What to do. From the entries below, list each line with "that".

(Entries with chart source code)
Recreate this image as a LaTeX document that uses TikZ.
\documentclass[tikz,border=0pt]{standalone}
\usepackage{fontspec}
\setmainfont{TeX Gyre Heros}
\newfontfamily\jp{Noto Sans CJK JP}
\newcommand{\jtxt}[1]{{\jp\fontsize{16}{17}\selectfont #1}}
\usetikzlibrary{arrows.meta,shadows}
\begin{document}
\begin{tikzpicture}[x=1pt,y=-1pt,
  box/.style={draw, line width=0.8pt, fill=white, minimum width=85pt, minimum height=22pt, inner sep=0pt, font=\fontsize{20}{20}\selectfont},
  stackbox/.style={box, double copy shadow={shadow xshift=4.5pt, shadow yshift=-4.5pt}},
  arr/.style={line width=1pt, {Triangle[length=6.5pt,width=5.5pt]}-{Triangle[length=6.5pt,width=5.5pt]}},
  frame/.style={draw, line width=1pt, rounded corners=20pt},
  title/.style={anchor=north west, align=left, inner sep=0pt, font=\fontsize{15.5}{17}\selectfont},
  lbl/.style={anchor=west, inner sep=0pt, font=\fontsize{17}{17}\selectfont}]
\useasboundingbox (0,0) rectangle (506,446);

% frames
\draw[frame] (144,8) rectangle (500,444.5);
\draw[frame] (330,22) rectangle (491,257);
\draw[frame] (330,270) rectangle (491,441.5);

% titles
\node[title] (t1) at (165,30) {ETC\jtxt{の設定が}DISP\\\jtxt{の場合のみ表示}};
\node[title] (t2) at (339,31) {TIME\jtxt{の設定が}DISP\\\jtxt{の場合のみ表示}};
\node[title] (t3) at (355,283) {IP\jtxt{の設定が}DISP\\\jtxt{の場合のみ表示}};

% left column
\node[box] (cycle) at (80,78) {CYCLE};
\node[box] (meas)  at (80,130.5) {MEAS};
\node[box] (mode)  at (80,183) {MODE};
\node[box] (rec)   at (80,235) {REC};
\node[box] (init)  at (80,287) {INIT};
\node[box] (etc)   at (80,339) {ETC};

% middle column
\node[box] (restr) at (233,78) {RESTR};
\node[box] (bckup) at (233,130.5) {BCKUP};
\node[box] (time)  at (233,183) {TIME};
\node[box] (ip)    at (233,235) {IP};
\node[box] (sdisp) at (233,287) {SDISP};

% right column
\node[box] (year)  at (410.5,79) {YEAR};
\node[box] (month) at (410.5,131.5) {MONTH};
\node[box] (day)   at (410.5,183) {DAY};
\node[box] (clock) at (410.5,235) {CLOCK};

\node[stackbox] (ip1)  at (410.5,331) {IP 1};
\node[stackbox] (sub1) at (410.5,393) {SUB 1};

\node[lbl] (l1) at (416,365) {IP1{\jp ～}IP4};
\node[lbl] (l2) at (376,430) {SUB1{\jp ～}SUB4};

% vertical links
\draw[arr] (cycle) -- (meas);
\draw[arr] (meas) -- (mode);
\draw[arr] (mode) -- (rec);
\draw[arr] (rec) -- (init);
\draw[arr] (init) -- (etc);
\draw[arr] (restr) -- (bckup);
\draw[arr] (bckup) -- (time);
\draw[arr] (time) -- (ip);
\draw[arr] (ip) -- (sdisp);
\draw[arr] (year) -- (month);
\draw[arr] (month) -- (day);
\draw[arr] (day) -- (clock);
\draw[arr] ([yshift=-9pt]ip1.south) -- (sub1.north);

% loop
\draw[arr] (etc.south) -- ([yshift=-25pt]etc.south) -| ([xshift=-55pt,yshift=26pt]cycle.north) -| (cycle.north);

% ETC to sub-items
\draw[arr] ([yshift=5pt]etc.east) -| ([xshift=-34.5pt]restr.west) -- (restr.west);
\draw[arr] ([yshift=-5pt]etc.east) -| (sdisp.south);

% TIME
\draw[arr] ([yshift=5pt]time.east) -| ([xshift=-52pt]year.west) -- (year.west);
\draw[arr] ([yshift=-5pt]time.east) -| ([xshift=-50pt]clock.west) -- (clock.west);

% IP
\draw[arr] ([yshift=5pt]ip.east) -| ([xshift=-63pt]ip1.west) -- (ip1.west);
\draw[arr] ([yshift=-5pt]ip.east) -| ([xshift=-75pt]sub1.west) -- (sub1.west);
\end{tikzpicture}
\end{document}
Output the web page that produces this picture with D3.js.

Task solution.
Recreate this image as a LaTeX document that uses TikZ.
Output the web page that produces this picture with D3.js.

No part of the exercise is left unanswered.